Given data -
━━━━━━━━━━

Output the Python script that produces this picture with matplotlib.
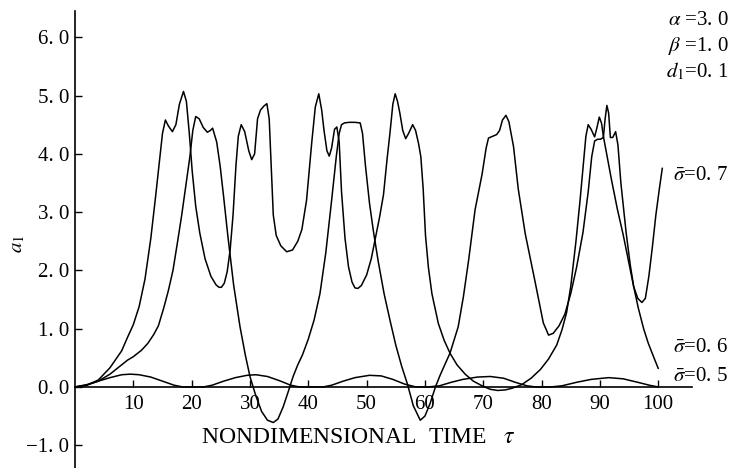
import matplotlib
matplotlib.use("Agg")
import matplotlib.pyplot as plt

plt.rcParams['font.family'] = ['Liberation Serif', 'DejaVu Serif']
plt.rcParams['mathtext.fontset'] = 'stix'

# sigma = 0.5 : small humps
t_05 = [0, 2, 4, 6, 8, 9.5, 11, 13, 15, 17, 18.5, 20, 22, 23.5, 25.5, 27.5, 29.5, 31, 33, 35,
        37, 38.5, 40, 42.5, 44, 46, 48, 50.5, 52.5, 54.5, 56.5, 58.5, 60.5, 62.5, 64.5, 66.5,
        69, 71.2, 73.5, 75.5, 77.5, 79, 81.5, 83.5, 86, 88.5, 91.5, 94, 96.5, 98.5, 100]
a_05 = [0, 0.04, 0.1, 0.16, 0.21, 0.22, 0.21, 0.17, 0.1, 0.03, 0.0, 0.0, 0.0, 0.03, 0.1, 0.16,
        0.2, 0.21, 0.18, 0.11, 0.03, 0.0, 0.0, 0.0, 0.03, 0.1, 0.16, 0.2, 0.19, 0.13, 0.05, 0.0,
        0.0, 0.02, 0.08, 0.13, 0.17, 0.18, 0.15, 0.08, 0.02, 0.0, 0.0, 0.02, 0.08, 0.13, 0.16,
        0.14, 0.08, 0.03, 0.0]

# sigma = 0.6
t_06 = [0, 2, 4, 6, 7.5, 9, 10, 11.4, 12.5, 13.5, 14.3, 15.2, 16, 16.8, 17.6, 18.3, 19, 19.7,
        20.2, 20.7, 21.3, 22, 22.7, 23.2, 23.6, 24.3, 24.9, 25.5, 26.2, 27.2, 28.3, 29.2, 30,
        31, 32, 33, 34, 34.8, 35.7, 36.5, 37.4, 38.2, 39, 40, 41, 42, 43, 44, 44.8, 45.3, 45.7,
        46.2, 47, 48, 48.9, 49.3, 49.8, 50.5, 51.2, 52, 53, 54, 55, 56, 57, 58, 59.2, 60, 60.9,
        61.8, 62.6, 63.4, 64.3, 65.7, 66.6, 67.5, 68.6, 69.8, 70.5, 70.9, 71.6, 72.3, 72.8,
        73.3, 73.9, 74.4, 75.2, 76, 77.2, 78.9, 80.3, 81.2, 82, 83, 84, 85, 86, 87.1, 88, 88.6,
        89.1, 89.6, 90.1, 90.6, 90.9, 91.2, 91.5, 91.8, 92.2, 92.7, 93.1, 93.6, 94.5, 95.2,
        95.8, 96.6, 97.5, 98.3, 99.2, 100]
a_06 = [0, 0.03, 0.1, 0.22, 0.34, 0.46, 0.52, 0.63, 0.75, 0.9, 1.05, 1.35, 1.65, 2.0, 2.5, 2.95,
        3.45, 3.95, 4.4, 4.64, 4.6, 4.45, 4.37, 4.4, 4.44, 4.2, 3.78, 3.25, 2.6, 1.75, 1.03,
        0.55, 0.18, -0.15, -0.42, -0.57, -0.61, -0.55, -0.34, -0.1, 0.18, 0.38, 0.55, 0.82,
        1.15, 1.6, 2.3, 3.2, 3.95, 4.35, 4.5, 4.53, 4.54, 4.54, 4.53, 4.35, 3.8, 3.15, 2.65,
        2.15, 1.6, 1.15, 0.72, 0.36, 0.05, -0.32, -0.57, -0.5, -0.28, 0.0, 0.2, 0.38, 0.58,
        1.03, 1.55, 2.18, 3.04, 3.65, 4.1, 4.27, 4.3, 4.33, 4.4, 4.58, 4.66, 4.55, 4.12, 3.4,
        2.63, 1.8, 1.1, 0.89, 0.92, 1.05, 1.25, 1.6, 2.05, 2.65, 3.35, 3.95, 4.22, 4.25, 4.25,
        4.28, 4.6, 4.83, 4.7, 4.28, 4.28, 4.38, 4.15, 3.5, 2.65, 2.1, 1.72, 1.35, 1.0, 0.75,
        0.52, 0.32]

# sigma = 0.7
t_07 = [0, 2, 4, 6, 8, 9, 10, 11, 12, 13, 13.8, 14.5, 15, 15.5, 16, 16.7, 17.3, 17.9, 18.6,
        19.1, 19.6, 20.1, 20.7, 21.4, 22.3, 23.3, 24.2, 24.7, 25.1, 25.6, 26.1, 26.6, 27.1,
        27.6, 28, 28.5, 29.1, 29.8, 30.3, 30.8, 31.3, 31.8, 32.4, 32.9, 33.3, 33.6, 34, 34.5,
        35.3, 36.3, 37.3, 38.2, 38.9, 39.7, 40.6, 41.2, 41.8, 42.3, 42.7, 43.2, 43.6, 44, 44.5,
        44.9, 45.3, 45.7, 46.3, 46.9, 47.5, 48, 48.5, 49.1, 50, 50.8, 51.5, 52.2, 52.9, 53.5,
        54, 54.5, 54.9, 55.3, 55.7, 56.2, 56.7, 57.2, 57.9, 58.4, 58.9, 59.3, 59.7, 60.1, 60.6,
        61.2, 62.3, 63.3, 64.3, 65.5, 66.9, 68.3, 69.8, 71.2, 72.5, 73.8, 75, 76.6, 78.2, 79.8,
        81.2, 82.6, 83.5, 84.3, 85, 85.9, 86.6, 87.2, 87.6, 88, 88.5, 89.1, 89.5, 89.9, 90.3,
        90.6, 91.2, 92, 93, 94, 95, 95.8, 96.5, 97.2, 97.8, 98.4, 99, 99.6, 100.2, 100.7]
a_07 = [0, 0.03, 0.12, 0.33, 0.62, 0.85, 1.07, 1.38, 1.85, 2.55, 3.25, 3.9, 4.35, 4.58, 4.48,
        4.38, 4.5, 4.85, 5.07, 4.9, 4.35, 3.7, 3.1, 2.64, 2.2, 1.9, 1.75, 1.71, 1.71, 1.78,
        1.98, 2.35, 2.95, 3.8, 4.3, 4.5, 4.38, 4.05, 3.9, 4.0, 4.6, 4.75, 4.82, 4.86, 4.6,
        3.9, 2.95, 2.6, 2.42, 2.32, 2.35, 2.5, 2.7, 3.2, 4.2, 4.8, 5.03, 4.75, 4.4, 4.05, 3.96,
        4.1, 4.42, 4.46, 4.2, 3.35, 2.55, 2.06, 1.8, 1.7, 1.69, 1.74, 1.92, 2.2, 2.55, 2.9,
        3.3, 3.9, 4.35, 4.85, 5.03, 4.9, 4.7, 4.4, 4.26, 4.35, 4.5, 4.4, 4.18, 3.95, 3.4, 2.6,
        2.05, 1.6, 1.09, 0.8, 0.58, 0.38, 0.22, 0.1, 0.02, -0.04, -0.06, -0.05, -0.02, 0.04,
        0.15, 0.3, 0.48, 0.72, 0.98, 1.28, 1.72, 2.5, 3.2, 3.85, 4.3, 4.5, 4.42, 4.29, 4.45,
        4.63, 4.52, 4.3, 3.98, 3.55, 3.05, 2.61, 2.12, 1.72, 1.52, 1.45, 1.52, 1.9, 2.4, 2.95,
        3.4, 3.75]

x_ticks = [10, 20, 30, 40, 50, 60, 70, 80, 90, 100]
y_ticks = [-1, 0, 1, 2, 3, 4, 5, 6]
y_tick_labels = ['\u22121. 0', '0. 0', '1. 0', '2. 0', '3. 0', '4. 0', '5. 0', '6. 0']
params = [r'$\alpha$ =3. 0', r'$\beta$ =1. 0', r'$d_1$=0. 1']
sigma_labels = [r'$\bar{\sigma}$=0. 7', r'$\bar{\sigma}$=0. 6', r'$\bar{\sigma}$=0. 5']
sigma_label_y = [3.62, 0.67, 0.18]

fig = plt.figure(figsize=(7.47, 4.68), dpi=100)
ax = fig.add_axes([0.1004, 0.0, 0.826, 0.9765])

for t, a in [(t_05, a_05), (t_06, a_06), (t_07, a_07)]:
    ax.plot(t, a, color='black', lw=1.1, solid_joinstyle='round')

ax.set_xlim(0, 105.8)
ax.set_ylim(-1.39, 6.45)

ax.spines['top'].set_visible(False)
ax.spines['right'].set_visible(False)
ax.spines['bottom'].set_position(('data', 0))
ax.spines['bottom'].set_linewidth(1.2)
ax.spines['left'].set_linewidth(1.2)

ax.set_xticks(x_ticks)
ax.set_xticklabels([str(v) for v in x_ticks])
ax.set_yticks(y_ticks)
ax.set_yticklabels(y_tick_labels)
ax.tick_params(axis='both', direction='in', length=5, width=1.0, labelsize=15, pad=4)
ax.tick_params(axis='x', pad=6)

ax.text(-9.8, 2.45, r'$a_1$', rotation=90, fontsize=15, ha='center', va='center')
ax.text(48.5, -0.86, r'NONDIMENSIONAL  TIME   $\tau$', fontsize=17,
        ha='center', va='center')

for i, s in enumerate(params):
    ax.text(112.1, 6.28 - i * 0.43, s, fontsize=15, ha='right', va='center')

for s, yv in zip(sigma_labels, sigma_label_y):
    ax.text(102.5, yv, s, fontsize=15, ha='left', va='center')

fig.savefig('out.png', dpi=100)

━━━━━━━━━━

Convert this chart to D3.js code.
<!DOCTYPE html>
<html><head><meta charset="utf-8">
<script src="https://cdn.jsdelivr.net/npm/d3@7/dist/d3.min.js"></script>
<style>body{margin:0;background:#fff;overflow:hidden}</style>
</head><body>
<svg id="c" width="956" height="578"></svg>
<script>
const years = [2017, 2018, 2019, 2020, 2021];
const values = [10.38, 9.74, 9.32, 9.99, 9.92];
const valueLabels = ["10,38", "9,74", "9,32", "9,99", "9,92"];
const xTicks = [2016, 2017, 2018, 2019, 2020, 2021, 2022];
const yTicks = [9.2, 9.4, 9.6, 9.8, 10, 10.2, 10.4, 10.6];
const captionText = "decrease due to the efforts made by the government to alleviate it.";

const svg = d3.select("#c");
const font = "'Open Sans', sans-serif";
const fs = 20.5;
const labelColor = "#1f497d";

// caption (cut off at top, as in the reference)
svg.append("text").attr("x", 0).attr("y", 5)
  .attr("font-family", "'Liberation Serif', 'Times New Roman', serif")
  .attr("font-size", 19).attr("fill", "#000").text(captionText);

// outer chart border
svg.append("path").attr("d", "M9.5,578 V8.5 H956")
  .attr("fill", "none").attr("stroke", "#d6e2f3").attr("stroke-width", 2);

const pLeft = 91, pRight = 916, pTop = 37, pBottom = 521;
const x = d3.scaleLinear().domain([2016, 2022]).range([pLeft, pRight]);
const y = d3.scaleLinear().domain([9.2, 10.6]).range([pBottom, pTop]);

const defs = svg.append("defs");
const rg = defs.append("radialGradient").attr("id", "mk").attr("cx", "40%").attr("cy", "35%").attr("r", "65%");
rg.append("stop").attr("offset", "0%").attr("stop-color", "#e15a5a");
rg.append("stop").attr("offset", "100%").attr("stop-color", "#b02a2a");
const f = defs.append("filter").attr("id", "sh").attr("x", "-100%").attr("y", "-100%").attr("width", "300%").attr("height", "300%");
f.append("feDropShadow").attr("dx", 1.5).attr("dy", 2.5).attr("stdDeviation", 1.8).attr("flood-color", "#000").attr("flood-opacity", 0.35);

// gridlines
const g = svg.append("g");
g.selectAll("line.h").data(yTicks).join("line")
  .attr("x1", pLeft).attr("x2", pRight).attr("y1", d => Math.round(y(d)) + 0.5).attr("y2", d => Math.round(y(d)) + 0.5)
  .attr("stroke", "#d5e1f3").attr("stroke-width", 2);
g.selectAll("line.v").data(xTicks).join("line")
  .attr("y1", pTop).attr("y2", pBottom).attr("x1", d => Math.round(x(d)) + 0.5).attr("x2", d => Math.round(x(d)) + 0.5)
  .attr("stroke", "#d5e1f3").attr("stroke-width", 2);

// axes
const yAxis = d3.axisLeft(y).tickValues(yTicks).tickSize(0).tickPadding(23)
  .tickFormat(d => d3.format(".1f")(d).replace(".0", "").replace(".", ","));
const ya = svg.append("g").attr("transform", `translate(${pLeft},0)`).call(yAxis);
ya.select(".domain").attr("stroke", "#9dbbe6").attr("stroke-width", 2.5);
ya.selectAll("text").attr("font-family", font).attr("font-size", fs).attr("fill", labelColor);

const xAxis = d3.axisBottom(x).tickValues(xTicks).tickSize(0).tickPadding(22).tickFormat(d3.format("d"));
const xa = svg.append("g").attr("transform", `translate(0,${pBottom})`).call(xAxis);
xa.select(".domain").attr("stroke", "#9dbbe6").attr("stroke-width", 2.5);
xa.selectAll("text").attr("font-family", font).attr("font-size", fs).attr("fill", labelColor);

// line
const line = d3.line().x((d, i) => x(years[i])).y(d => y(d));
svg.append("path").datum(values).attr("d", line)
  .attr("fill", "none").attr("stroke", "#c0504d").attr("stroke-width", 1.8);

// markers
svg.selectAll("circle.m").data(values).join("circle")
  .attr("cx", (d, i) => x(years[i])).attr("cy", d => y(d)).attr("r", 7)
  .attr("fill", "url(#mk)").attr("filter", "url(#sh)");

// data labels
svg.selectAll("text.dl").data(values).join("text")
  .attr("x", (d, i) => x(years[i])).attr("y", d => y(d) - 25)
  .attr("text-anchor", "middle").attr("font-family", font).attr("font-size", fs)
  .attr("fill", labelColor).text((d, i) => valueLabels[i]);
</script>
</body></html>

━━━━━━━━━━

What to do - Transcribe exactly the lines between the one containing "Output the Python" and the one containing "0.14, 0.08, 0.03, 0.0]", counting both ends. Pictures are not copied.

Answer to the task -
Output the Python script that produces this picture with matplotlib.
import matplotlib
matplotlib.use("Agg")
import matplotlib.pyplot as plt

plt.rcParams['font.family'] = ['Liberation Serif', 'DejaVu Serif']
plt.rcParams['mathtext.fontset'] = 'stix'

# sigma = 0.5 : small humps
t_05 = [0, 2, 4, 6, 8, 9.5, 11, 13, 15, 17, 18.5, 20, 22, 23.5, 25.5, 27.5, 29.5, 31, 33, 35,
        37, 38.5, 40, 42.5, 44, 46, 48, 50.5, 52.5, 54.5, 56.5, 58.5, 60.5, 62.5, 64.5, 66.5,
        69, 71.2, 73.5, 75.5, 77.5, 79, 81.5, 83.5, 86, 88.5, 91.5, 94, 96.5, 98.5, 100]
a_05 = [0, 0.04, 0.1, 0.16, 0.21, 0.22, 0.21, 0.17, 0.1, 0.03, 0.0, 0.0, 0.0, 0.03, 0.1, 0.16,
        0.2, 0.21, 0.18, 0.11, 0.03, 0.0, 0.0, 0.0, 0.03, 0.1, 0.16, 0.2, 0.19, 0.13, 0.05, 0.0,
        0.0, 0.02, 0.08, 0.13, 0.17, 0.18, 0.15, 0.08, 0.02, 0.0, 0.0, 0.02, 0.08, 0.13, 0.16,
        0.14, 0.08, 0.03, 0.0]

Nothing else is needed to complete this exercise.